McCann was hitting poorly even before the May hamate injury, mind you. Or at least getting poor results. He sits somewhere in the Ryan Mountcastle realm of having Statcast expected stats that were much better than his actual stats. McCann’s batted ball profile led to an expected batting average of .240 and expected slugging percentage of .411. Orioles fans would be a lot happier with a backup catcher hitting like that.
One reason to believe a rebound is possible is you don’t have to wind the clock back too far to find some acceptable hitting from McCann. In his last two seasons with the White Sox before he became a free agent - 2019 and 2020 - he combined to post an OPS above .800. That’s surely what got him the free agent contract he got, but that stuff didn’t carry over to New York. Now 32, McCann will be trying to get back to that form from his age 29 and 30 seasons.
In his introductory conference with Orioles media, McCann addressed the topic of his struggles at the plate in New York:
I think there’s a lot that went into ’21. A new league, facing pitchers I hadn’t faced really my whole career, hitting at times throughout the season with a pitcher hitting behind me and without having a DH in ’21. And there’s some habits that I created in ’21 that I actually fixed in ’22. Unfortunately, the numbers don’t show that. I think that ’19 and ’20 weren’t necessarily outliers being in Chicago. I think that I can get back to playing at that level.

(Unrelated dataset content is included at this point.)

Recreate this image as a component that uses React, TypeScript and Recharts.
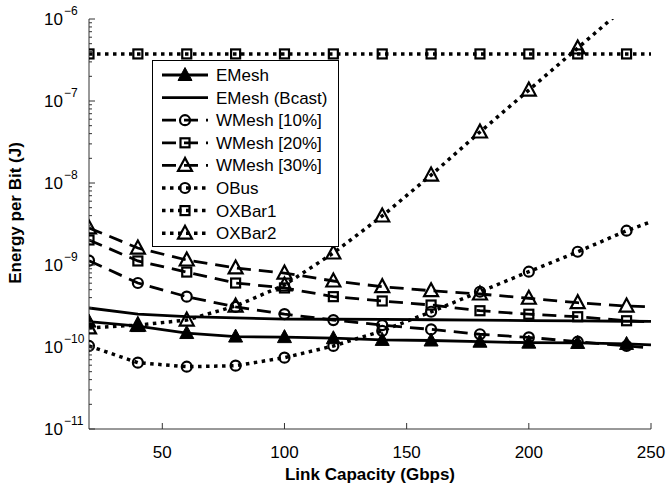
import { LineChart, Line, XAxis, YAxis, Legend } from 'recharts';

// link capacity (Gbps); markers every 20, the line runs on to 250
const capacity = [20, 40, 60, 80, 100, 120, 140, 160, 180, 200, 220, 240, 250];

// energy per bit (J)
const eMesh = [2.04e-10, 1.8e-10, 1.48e-10, 1.34e-10, 1.32e-10, 1.28e-10, 1.22e-10, 1.2e-10, 1.16e-10, 1.13e-10, 1.12e-10, 1.09e-10, 1.06e-10];
const eMeshBcast = [2.99e-10, 2.52e-10, 2.34e-10, 2.26e-10, 2.19e-10, 2.18e-10, 2.17e-10, 2.15e-10, 2.13e-10, 2.1e-10, 2.08e-10, 2.06e-10, 2.05e-10];
const wMesh10 = [1.13e-9, 6.03e-10, 4.11e-10, 3.08e-10, 2.52e-10, 2.13e-10, 1.85e-10, 1.64e-10, 1.43e-10, 1.31e-10, 1.16e-10, 1.03e-10, 9.7e-11];
const wMesh20 = [2.02e-9, 1.12e-9, 8.2e-10, 6.03e-10, 5.25e-10, 4.11e-10, 3.64e-10, 3.25e-10, 2.77e-10, 2.51e-10, 2.34e-10, 2.09e-10, 2.02e-10];
const wMesh30 = [2.83e-9, 1.61e-9, 1.15e-9, 9.2e-10, 7.98e-10, 6.38e-10, 5.44e-10, 4.86e-10, 4.43e-10, 3.93e-10, 3.47e-10, 3.16e-10, 3.08e-10];
const oBus = [1.03e-10, 6.44e-11, 5.75e-11, 5.92e-11, 7.41e-11, 1.03e-10, 1.57e-10, 2.69e-10, 4.72e-10, 8.28e-10, 1.45e-9, 2.62e-9, 3.37e-9];
const oxBar1 = [3.75e-7, 3.75e-7, 3.75e-7, 3.75e-7, 3.75e-7, 3.75e-7, 3.75e-7, 3.75e-7, 3.75e-7, 3.75e-7, 3.75e-7, 3.75e-7, 3.75e-7];
const oxBar2 = [1.71e-10, 1.85e-10, 2.13e-10, 3.16e-10, 5.7e-10, 1.4e-9, 3.96e-9, 1.25e-8, 4.19e-8, 1.36e-7, 4.43e-7, 1.44e-6, 2.6e-6];

const xTicks = [50, 100, 150, 200, 250];
const yDecades = [1e-11, 1e-10, 1e-9, 1e-8, 1e-7, 1e-6];

const seriesNames = ['EMesh', 'EMesh (Bcast)', 'WMesh [10%]', 'WMesh [20%]', 'WMesh [30%]', 'OBus', 'OXBar1', 'OXBar2'];
const seriesValues = [eMesh, eMeshBcast, wMesh10, wMesh20, wMesh30, oBus, oxBar1, oxBar2];

const DASH = '14 8';
const DOT = '3.5 4.5';
const seriesStyle = [
  { marker: 'triFilled', dash: undefined, width: 2.8 },
  { marker: 'none', dash: undefined, width: 2.8 },
  { marker: 'circle', dash: DASH, width: 2.8 },
  { marker: 'square', dash: DASH, width: 2.8 },
  { marker: 'tri', dash: DASH, width: 2.8 },
  { marker: 'circle', dash: DOT, width: 3.5 },
  { marker: 'square', dash: DOT, width: 3.5 },
  { marker: 'tri', dash: DOT, width: 3.5 },
];

const data = capacity.map((x, i) => {
  const row: Record<string, number> = { x };
  seriesNames.forEach((name, s) => {
    row[name] = seriesValues[s][i];
  });
  return row;
});

const yTicks: number[] = [];
yDecades.forEach((d, i) => {
  if (i === yDecades.length - 1) {
    yTicks.push(d);
    return;
  }
  for (let m = 1; m < 10; m++) yTicks.push(m * d);
});

const FONT = '"Liberation Sans", Arial, Helvetica, sans-serif';
const AXIS = '#333';

function isDecade(v: number) {
  const l = Math.log10(v);
  return Math.abs(l - Math.round(l)) < 1e-6;
}

function Marker({ kind, cx, cy }: { kind: string; cx: number; cy: number }) {
  if (kind === 'circle') {
    return <circle cx={cx} cy={cy} r={5} fill="none" stroke="#000" strokeWidth={2.2} />;
  }
  if (kind === 'square') {
    return <rect x={cx - 4.5} y={cy - 4.5} width={9} height={9} fill="none" stroke="#000" strokeWidth={2.2} />;
  }
  if (kind === 'tri' || kind === 'triFilled') {
    const filled = kind === 'triFilled';
    const pts = `${cx},${cy - 7.5} ${cx - 7},${cy + 5.5} ${cx + 7},${cy + 5.5}`;
    return (
      <polygon
        points={pts}
        fill={filled ? '#000' : 'none'}
        stroke="#000"
        strokeWidth={filled ? 1 : 2.2}
        strokeLinejoin="miter"
      />
    );
  }
  return null;
}

const makeDot = (kind: string) => (props: any) => {
  const { cx, cy, payload, index } = props;
  if (kind === 'none' || payload.x % 20 !== 0 || cx == null || cy == null) {
    return <g key={`d-${index}`} />;
  }
  return (
    <g key={`d-${index}`}>
      <Marker kind={kind} cx={cx} cy={cy} />
    </g>
  );
};

function BottomTick({ x, y, payload }: any) {
  return (
    <g>
      <line x1={x} x2={x} y1={y} y2={y - 6} stroke={AXIS} />
      <text x={x} y={y + 29} textAnchor="middle" fontSize={17} fontFamily={FONT} fill="#000">
        {payload.value}
      </text>
    </g>
  );
}

function TopTick({ x, y }: any) {
  return <line x1={x} x2={x} y1={y} y2={y + 6} stroke={AXIS} />;
}

function LeftTick({ x, y, payload }: any) {
  const major = isDecade(payload.value);
  const exp = Math.round(Math.log10(payload.value));
  return (
    <g>
      <line x1={x} x2={x + (major ? 6 : 3)} y1={y} y2={y} stroke={AXIS} />
      {major && (
        <g fontFamily={FONT} fill="#000">
          <text x={x - 26} y={y + 6} textAnchor="end" fontSize={17}>
            10
          </text>
          <text x={x - 25} y={y - 4} fontSize={12}>
            {`\u2212${Math.abs(exp)}`}
          </text>
        </g>
      )}
    </g>
  );
}

function RightTick({ x, y, payload }: any) {
  const major = isDecade(payload.value);
  return <line x1={x} x2={x - (major ? 6 : 3)} y1={y} y2={y} stroke={AXIS} />;
}

function LegendBox() {
  return (
    <svg width={187} height={187} style={{ display: 'block' }}>
      <rect x={0.5} y={0.5} width={186} height={186} fill="#fff" stroke="#000" />
      {seriesNames.map((name, i) => {
        const st = seriesStyle[i];
        const cy = 15 + i * 22.6;
        return (
          <g key={name}>
            <line x1={10} x2={56} y1={cy} y2={cy} stroke="#000" strokeWidth={st.width} strokeDasharray={st.dash} />
            <Marker kind={st.marker} cx={33} cy={cy} />
            <text x={64} y={cy + 6} fontSize={17} fontFamily={FONT} fill="#000">
              {name}
            </text>
          </g>
        );
      })}
    </svg>
  );
}

export default function App() {
  return (
    <div style={{ position: 'absolute', left: 0, top: 0, width: 667, height: 492, background: '#fff' }}>
      <LineChart width={667} height={492} data={data} margin={{ top: 19, right: 16, bottom: 0, left: 9 }}>
        <XAxis
          dataKey="x"
          type="number"
          domain={[20, 250]}
          ticks={xTicks}
          interval={0}
          allowDataOverflow
          height={63}
          tickSize={0}
          tickMargin={0}
          tickLine={false}
          axisLine={{ stroke: AXIS }}
          tick={<BottomTick />}
          label={() => (
            <text x={370} y={480} textAnchor="middle" fontSize={17} fontWeight="bold" fontFamily={FONT} fill="#000">
              Link Capacity (Gbps)
            </text>
          )}
        />
        <XAxis
          xAxisId="top"
          orientation="top"
          dataKey="x"
          type="number"
          domain={[20, 250]}
          ticks={xTicks}
          interval={0}
          allowDataOverflow
          height={0}
          tickSize={0}
          tickMargin={0}
          tickLine={false}
          axisLine={{ stroke: AXIS }}
          tick={<TopTick />}
        />
        <YAxis
          scale="log"
          type="number"
          domain={[1e-11, 1e-6]}
          ticks={yTicks}
          interval={0}
          allowDataOverflow
          width={80}
          tickSize={0}
          tickMargin={0}
          tickLine={false}
          axisLine={{ stroke: AXIS }}
          tick={<LeftTick />}
          label={() => (
            <text
              x={21}
              y={213}
              transform="rotate(-90 21 213)"
              textAnchor="middle"
              fontSize={17}
              fontWeight="bold"
              fontFamily={FONT}
              fill="#000"
            >
              Energy per Bit (J)
            </text>
          )}
        />
        <YAxis
          yAxisId="right"
          orientation="right"
          scale="log"
          type="number"
          domain={[1e-11, 1e-6]}
          ticks={yTicks}
          interval={0}
          allowDataOverflow
          width={0}
          tickSize={0}
          tickMargin={0}
          tickLine={false}
          axisLine={{ stroke: AXIS }}
          tick={<RightTick />}
        />
        {seriesNames.map((name, i) => (
          <Line
            key={name}
            dataKey={name}
            type="linear"
            stroke="#000"
            strokeWidth={seriesStyle[i].width}
            strokeDasharray={seriesStyle[i].dash}
            dot={makeDot(seriesStyle[i].marker)}
            activeDot={false}
            isAnimationActive={false}
          />
        ))}
        <Legend
          layout="vertical"
          align="center"
          verticalAlign="middle"
          content={() => <LegendBox />}
          wrapperStyle={{ left: 152, top: 60, width: 187, height: 187 }}
        />
      </LineChart>
    </div>
  );
}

Major league players are, as a group, usually disposed to think that they’re right about to be able to turn the corner. The confidence that McCann has here that he can do better comes with a grain of salt. It’s a plausible enough story, at least, given that the batted ball data supports the idea that there could have been a rebound in his habits that just didn’t show up in the outcomes. It won’t take long into the season to find out if he’s right.
Defensively, there’s one big reason to be interested in McCann compared to Chirinos. In the Statcast pitch framing numbers, Chirinos was effectively the worst catcher in baseball at getting called strikes for his pitchers. He was 1st percentile. McCann is much, much better, in the 64th percentile. O’s pitchers this year ought to be a lot more confident in being able to get calls on the corners even when Adley is resting.
McCann also has a career track record of controlling the running game, though this wasn’t on display last year. He threw out just 24% of runners in 2022 - the same as the league average. In every other season of his career, he was above 30%, and he’s been above 35% in half of his eight full seasons. Getting back some of that form would be advantageous with the larger bases coming along this season.
Reading the tea leaves of beat writer speculation, it seems like the Orioles will get some periodic rest for Rutschman by having him play at first base or serve as the designated hitter. McCann will have an opportunity to make a positive impact for the 2023 Orioles. Hopefully his brand of veteran leadership comes with more on-paper contributions than did his predecessor Chirinos.